Letting it Marinate

Posted on October 8, 2008

One of the things the reviewer of my blog mentioned was that I seemed bored and I should go back to what I was doing two years ago, whatever that was.  Well, I thought a lot about that.  Actually, I have been thinking a lot about that over the last few months.  But to really digest it, I need to go back about five years.

(Cue flashback music sequence)

Five years ago, I was still working in the day treatment facility, and I was getting more and more frustrated.  I was watching my program disintegrate EVERY time we brought a new student into the mix.  I think a professor I had in college said it best, “If you have a student that bites, and you put them in a room with five other students who bite, kick, fight, cuss and are rude, you develop a kid who bites, kicks, fights, cusses and is rude.”  And its true.  We would have a group of relatively innocent students, we would bring in a kid who did drugs or was sexually promiscuous, and suddenly all the kids where doing drugs or having sex.  I saw a major flaw in the way we were running things.

Add to that, my commute was becoming more and more unbearable.

As day treatment costs were becoming even more astronomical, many of the public schools were opting to create their own programs within the schools with the hope they could avoid “farming the kids out.”  I was offered my own program at a brand new middle school, and I jumped at the chance.  I mean, this was my DREAM job and I thought it was finally going to be my chance to actually make a difference.

Well, I quickly realized that even though the district was in support of my program, the administration and the staff at the school still believed that students with behavioral issues should be kicked out of the classroom.  So, I fought for THREE years trying to get respect, and trying to convince teachers who had been teaching 30+ years that my way of doing things was better then just kicking the kid out of the class.  I had some supporters, especially in the special education department, and I eventually won the respect from the administration.  But, every day I had to but heads with teachers who not only wanted my kid gone, but they wanted me gone, too.  To say it was a hostile work environment would be an understatement.

When I finally got pregnant, I knew that I wanted to stay home.  Not only because I thought it was best for my family, but because I was on a downward spiral professionally.  The teachers, not the students, knocked all the fight out of me.

I was always very passionate about teaching.  I thought it was one of the most noble professions one could enter into.  We certainly don’t get paid enough for the crap we go through, and so people who do it must be in it because they love kids as much as I do, right?  Well, it turns out that isn’t necessarily true.  My blind idealism slowly bled away those three years at the middle school.  I limped out of there, and I wasn’t sure if I would EVER go back.
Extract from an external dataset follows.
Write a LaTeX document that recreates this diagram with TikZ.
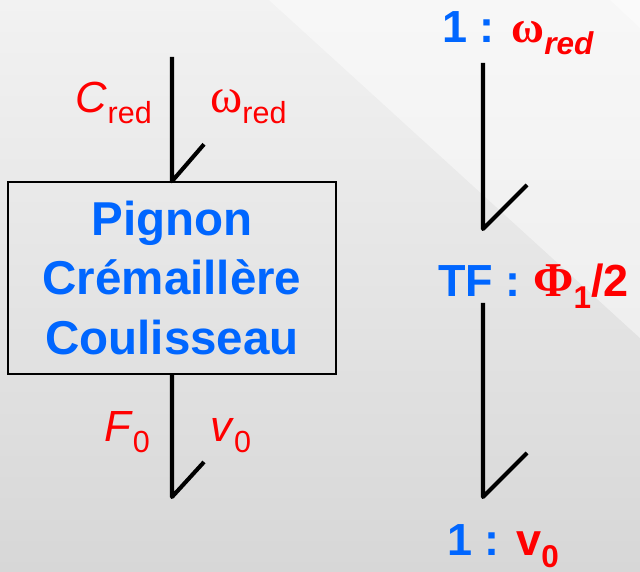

When it comes right down to it, I am a type A personality who ran my own program in one form or another for 6 of the 8 years of my professional life.  Now I am planning play dates and coming up with lesson plans for a toddler.  I would be lying if I said I don’t get bored.

But my other life, though not boring, was destroying me.  I am okay with being a little bored and boring for awhile.  I feel like I am slowly recharging my batteries, and when Chloe goes to school full time, I will be ready to advocate for kids with disabilities again.  In the mean time, I am going to embrace my reality as it is now.  And, just maybe, try to get a hobby or something.